Plaintiff argues that the UPS defense to his wrongful discharge claim is barred by the collateral estoppel effect of a referee’s decision in his unemployment compensation benefits case. Reliance on collateral estoppel in this case is misplaced.

Collateral estoppel requires identical issues in both adjudications. Safeguard Mutual Life Insurance Co. v. Williams, 463 Pa. 567, 345 A.2d 664 (1975). The referee in the Workers’ Compensation Hearing determined whether appellant was guilty of “willful misconduct” as defined in 43 Pa.C.S. §802(e) and, therefore, ineligible for unemployment compensation benefits. The referee found appellant was eligible in that case. The issue in this case, where plaintiff alleges wrongful discharge, is whether UPS discharged him in violation of a clear public policy mandate. As discussed above, the court is presented with no such violation here.

n. BREACH OF CONTRACT

A review of everything before the court clearly establishes that the plaintiff was an at-will employee and, therefore, his claim for breach of contract fails. In this Commonwealth, it is settled law that an employment relationship is presumed to be at-will unless the parties agree on a definite term or on conditions for termination. McGonagle v. Union Fidelity Corp., 383 Pa. Super. 223, 556 A.2d 878 (1989); Greene v. Oliver Realty Inc., 363 Pa. Super. 534, 526 A.2d 1192, appeal denied, 517 Pa. 607, 536 A.2d 1331 (1987).

There is nothing in the record concerning the duration of plaintiff’s managerial employment.
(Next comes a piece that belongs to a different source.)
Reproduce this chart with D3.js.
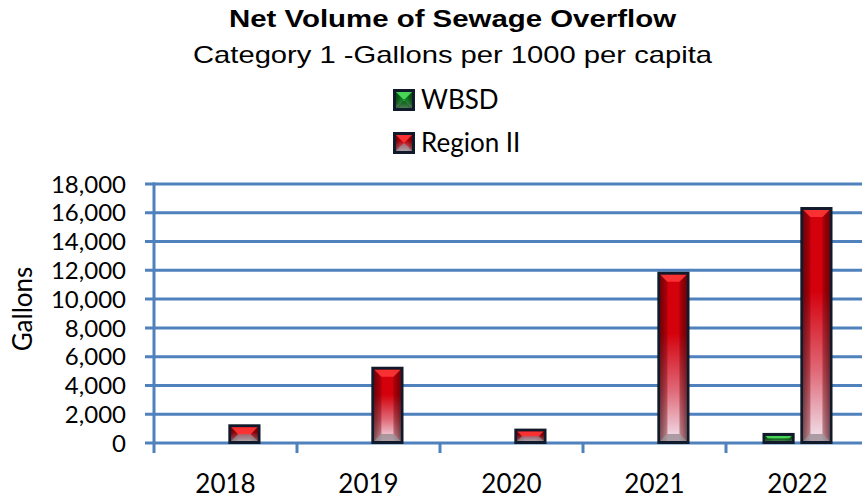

In his deposition, plaintiff describes discussions during his promotion in*544terviews regarding what would happen if he made mistakes as a manager. He states he was assured that he would not be dismissed for arbitrary reasons or for mistakes made as a new supervisor.

These assurances fail to make out a definite employment agreement to overcome the at-will presumption. Veno v. Meredith, 357 Pa. Super. 85, 515 A.2d 571 (1986); DiBonaventura v. Conrail, 372 Pa. Super. 420, 539 A.2d 865 (1988).

III. INTENTIONAL TORT CLAIMS

The appellant’s final claims are for invasion of privacy, intentional infliction of emotional distress, defamation and malicious prosecution. The court finds that these claims are barred by the exclusive remedy provisions of the Pennsylvania Workers’ Compensation Act. 77 Pa.C.S. §481 (1974). Kline v. Arden H. Verner Co., 503 Pa. 251, 469 A.2d 158 (1983); James v. International Business Machine, 737 F. Supp. 1420 (E.D. Pa. 1990); Papa v. Franklin Mint Corp., 400 Pa. Super. 358, 583 A.2d 826 (1990).

Appellant argues that this exclusive remedy is not a viable defense because it does not apply to matters involving a violation of law. As discussed above, this court finds nothing in this récord to support any violation of the law or public policy in this case.

DISPOSITION

Based on the pleadings, depositions, answers, admissions and affidavits and for the foregoing reasons, the court granted the motion for summary judgment of the UPS defendants.